For that movie, the church groups also came out – in protest. They marched in front of theaters, they wrote letters and signed petitions, and they did it all over again when the movie appeared on pay-TV 12 months later.
Evidently, the Christian church’s opinion is not only is it ok to watch Jesus tortured and murdered in appalling detail, but, hey, bring the kids; it’s as good as going to church. But Jesus fantasizing about sleeping with Mary Magdalene? For that, you go to hell.
All that in mind, there are times I almost (not quite, but almost) feel sorry for the MPAA. The intent of the system to begin with– as with the Hays office and the studio-era Production Code which were its antecedents — was to keep an easily, often arbitrarily offended public off the industry’s back and forestall any public call for government regulation of filmed content (such as the FCC does for broadcast TV). Owen Gleiberman is right that the MPAA reflects American values, but he’s wrong when he says “…that does not make it right.”

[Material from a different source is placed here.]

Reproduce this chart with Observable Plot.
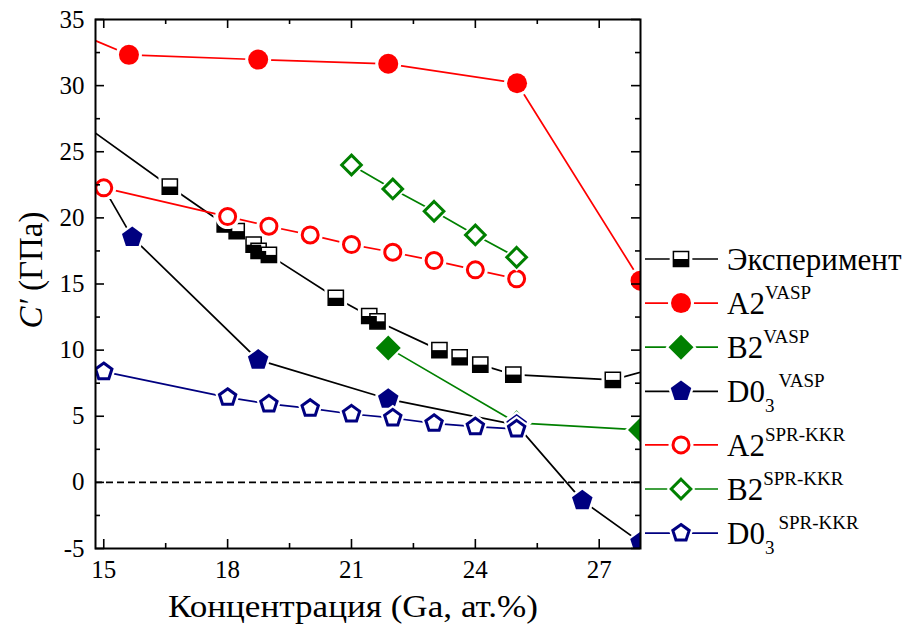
<!DOCTYPE html>
<html><head><meta charset="utf-8">
<script src="https://cdn.jsdelivr.net/npm/d3@7"></script>
<script src="https://cdn.jsdelivr.net/npm/@observablehq/plot@0.6"></script>
<style>body{margin:0;background:#fff} svg{display:block}</style>
</head><body><div id="chart"></div>
<script>
// ---- data ----
const expX   = [14.0, 16.6, 17.93, 18.22, 18.63, 18.75, 19.0, 20.62, 21.43, 21.63, 23.13, 23.62, 24.12, 24.92, 27.33, 28.5];
const expY   = [28.2, 22.37, 19.5, 19.0, 17.97, 17.5, 17.2, 13.96, 12.58, 12.18, 10.0, 9.46, 8.9, 8.15, 7.75, 8.75];
const a2vX   = [14.0, 15.61, 18.74, 21.89, 25.01, 28.0];
const a2vY   = [34.45, 32.33, 31.97, 31.65, 30.18, 15.25];
const b2vX   = [21.89, 25.0, 28.0];
const b2vY   = [10.17, 4.5, 3.96];
const d03vX  = [15.0, 15.69, 18.74, 21.89, 25.0, 26.59, 28.0];
const d03vY  = [22.27, 18.53, 9.26, 6.3, 4.35, -1.38, -4.54];
const a2sX   = [15.0, 18.0, 19.0, 20.0, 21.0, 22.0, 23.0, 24.0, 25.0];
const a2sY   = [22.27, 20.1, 19.37, 18.71, 17.98, 17.4, 16.77, 16.07, 15.39];
const b2sX   = [21.0, 22.0, 23.0, 24.0, 25.0];
const b2sY   = [24.0, 22.19, 20.5, 18.71, 17.02];
const d03sX  = [15.0, 18.0, 19.0, 20.0, 21.0, 22.0, 23.0, 24.0, 25.0];
const d03sY  = [8.37, 6.43, 5.93, 5.6, 5.17, 4.87, 4.46, 4.21, 4.04];

const xTicks = [15, 18, 21, 24, 27];
const xMinor = [16.5, 19.5, 22.5, 25.5];
const yTicks = [-5, 0, 5, 10, 15, 20, 25, 30, 35];
const yMinor = [-2.5, 2.5, 7.5, 12.5, 17.5, 22.5, 27.5, 32.5];

const seriesNames = ["Эксперимент", "A2", "B2", "D0", "A2", "B2", "D0"];
const seriesSubs  = ["", "", "", "3", "", "", "3"];
const seriesSups  = ["", "VASP", "VASP", "VASP", "SPR-KKR", "SPR-KKR", "SPR-KKR"];
const xLabel = "Концентрация (Ga, ат.%)";
const yLabelItalic = "C′";
const yLabelRest = " (ГПа)";

// ---- symbols ----
const pentagon = {draw(ctx, size) {
  const r = Math.sqrt(size / Math.PI);
  for (let i = 0; i < 5; i++) {
    const a = -Math.PI / 2 + i * 2 * Math.PI / 5;
    const x = r * Math.cos(a), y = r * Math.sin(a);
    if (i) ctx.lineTo(x, y); else ctx.moveTo(x, y);
  }
  ctx.closePath();
}};
const diamond = {draw(ctx, size) {
  const r = Math.sqrt(size / Math.PI);
  ctx.moveTo(0, -r); ctx.lineTo(r, 0); ctx.lineTo(0, r); ctx.lineTo(-r, 0); ctx.closePath();
}};
const square = {draw(ctx, size) {
  const r = Math.sqrt(size / Math.PI);
  ctx.moveTo(-r, -r); ctx.lineTo(r, -r); ctx.lineTo(r, r); ctx.lineTo(-r, r); ctx.closePath();
}};
const bottomHalf = {draw(ctx, size) {
  const r = Math.sqrt(size / Math.PI);
  ctx.moveTo(-r, 0); ctx.lineTo(r, 0); ctx.lineTo(r, r); ctx.lineTo(-r, r); ctx.closePath();
}};
const circle = {draw(ctx, size) {
  const r = Math.sqrt(size / Math.PI);
  ctx.moveTo(r, 0); ctx.arc(0, 0, r, 0, 2 * Math.PI); ctx.closePath();
}};

const RED = "#ff0000", GREEN = "#008000", NAVY = "#000080", BLACK = "#000000";
const series = [
  {xs: expX,  ys: expY,  line: BLACK, sym: square,   r: 7.6,  fill: "white", stroke: BLACK, sw: 1.5, half: true},
  {xs: a2vX,  ys: a2vY,  line: RED,   sym: circle,   r: 10,   fill: RED,     stroke: RED,   sw: 0},
  {xs: b2vX,  ys: b2vY,  line: GREEN, sym: diamond,  r: 12.5, fill: GREEN,   stroke: GREEN, sw: 0},
  {xs: d03vX, ys: d03vY, line: BLACK, sym: pentagon, r: 10.8, fill: NAVY,    stroke: NAVY,  sw: 0},
  {xs: a2sX,  ys: a2sY,  line: RED,   sym: circle,   r: 8,    fill: "white", stroke: RED,   sw: 3},
  {xs: b2sX,  ys: b2sY,  line: GREEN, sym: diamond,  r: 9.8,  fill: "white", stroke: GREEN, sw: 3},
  {xs: d03sX, ys: d03sY, line: NAVY,  sym: pentagon, r: 8.6,  fill: "white", stroke: NAVY,  sw: 3}
];
series.forEach(s => s.data = s.xs.map((x, i) => ({x, y: s.ys[i]})));

const W = 909, H = 630, mL = 95, mR = 269, mT = 19, mB = 82;
const iw = W - mL - mR, ih = H - mT - mB;
const GAP = 3;
const font = "'Liberation Serif', 'Times New Roman', serif";

const marks = [Plot.ruleY([0], {stroke: BLACK, strokeWidth: 1.8, strokeDasharray: "7,4"})];
for (const s of series) {
  marks.push(Plot.line(s.data, {x: "x", y: "y", stroke: s.line, strokeWidth: 1.7, clip: true}));
  marks.push(Plot.dot(s.data, {x: "x", y: "y", symbol: s.sym, r: s.r + s.sw / 2 + GAP, fill: "white", stroke: "none", clip: true}));
  marks.push(Plot.dot(s.data, {x: "x", y: "y", symbol: s.sym, r: s.r, fill: s.fill, stroke: s.sw ? s.stroke : "none", strokeWidth: s.sw, clip: true}));
  if (s.half) marks.push(Plot.dot(s.data, {x: "x", y: "y", symbol: bottomHalf, r: s.r, fill: BLACK, stroke: "none", clip: true}));
}
const tk = {stroke: BLACK, strokeWidth: 1.6};
marks.push(
  Plot.frame({stroke: BLACK, strokeWidth: 2}),
  Plot.tickX(xTicks, {x: d => d, insetTop: ih - 9, ...tk}),
  Plot.tickX(xTicks, {x: d => d, insetBottom: ih - 9, ...tk}),
  Plot.tickX(xMinor, {x: d => d, insetTop: ih - 5, ...tk}),
  Plot.tickX(xMinor, {x: d => d, insetBottom: ih - 5, ...tk}),
  Plot.tickY(yTicks, {y: d => d, insetRight: iw - 9, ...tk}),
  Plot.tickY(yTicks, {y: d => d, insetLeft: iw - 9, ...tk}),
  Plot.tickY(yMinor, {y: d => d, insetRight: iw - 5, ...tk}),
  Plot.tickY(yMinor, {y: d => d, insetLeft: iw - 5, ...tk}),
  Plot.axisX(xTicks, {tickSize: 0, tickPadding: 12, fontSize: 25, fontFamily: font, fill: BLACK, label: null, tickFormat: d => String(d)}),
  Plot.axisY(yTicks, {tickSize: 0, tickPadding: 11, fontSize: 25, fontFamily: font, fill: BLACK, label: null, tickFormat: d => String(d)})
);

const chart = Plot.plot({
  width: W, height: H,
  marginLeft: mL, marginRight: mR, marginTop: mT, marginBottom: mB,
  style: {fontFamily: font, color: "black", background: "white", overflow: "visible"},
  x: {domain: [14.8, 28.0]},
  y: {domain: [-5, 35]},
  marks
});
document.getElementById("chart").appendChild(chart);

// ---- labels & legend ----
const svg = d3.select(chart);
svg.append("text")
  .attr("x", 353).attr("y", 617).attr("text-anchor", "middle")
  .attr("font-family", font).attr("font-size", 32).attr("fill", "black")
  .attr("textLength", 370).attr("lengthAdjust", "spacingAndGlyphs")
  .text(xLabel);
const yl = svg.append("text")
  .attr("transform", "translate(42,270) rotate(-90)").attr("text-anchor", "middle")
  .attr("font-family", font).attr("font-size", 33).attr("fill", "black");
yl.append("tspan").attr("font-style", "italic").text(yLabelItalic);
yl.append("tspan").text(yLabelRest);

const lg = svg.append("g");
series.forEach((s, i) => {
  const cy = 259 + i * 44.1 + (i > 3 ? 9.5 : 0);
  const g = lg.append("g");
  g.append("line").attr("x1", 645).attr("x2", 718).attr("y1", cy).attr("y2", cy)
    .attr("stroke", s.line).attr("stroke-width", 1.7);
  const sz = r => Math.PI * r * r;
  g.append("path").attr("transform", `translate(681,${cy})`)
    .attr("d", d3.symbol(s.sym, sz(s.r + s.sw / 2 + GAP))()).attr("fill", "white");
  g.append("path").attr("transform", `translate(681,${cy})`)
    .attr("d", d3.symbol(s.sym, sz(s.r))()).attr("fill", s.fill)
    .attr("stroke", s.sw ? s.stroke : "none").attr("stroke-width", s.sw);
  if (s.half) g.append("path").attr("transform", `translate(681,${cy})`)
    .attr("d", d3.symbol(bottomHalf, sz(s.r))()).attr("fill", BLACK);
  const t = g.append("text").attr("x", 727).attr("y", cy + 11).attr("text-anchor", "start")
    .attr("font-family", font).attr("font-size", 31).attr("fill", "black");
  t.append("tspan").text(seriesNames[i]);
  if (seriesSubs[i]) {
    t.append("tspan").attr("font-size", 19).attr("dy", 10).text(seriesSubs[i]);
    t.append("tspan").attr("font-size", 19).attr("dy", -25).attr("dx", 4).text(seriesSups[i]);
  } else if (seriesSups[i]) {
    t.append("tspan").attr("font-size", 19).attr("dy", -15).text(seriesSups[i]);
  }
});
</script>
</body></html>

The MPAA system was not set up to make the “right” calls; those public cohorts which do the most screaming about offensive content don’t want the MPAA to make the “right” calls. That was never the MPAA system’s job. It was not created to serve the film industry; it was created to appease those sections of the public that do the kind of yelling and screaming that makes movie studios and exhibitors nervous, and provides blood in the water for public officials looking for a cause to use to troll for votes. The MPAA is expected and designed to do just what it does: make the kind of half-assed, hypocritical, double-standardized, judgments it does.
To steal and badly paraphrase a line from Shakespeare, the fault lies not with our ratings systems, but with ourselves.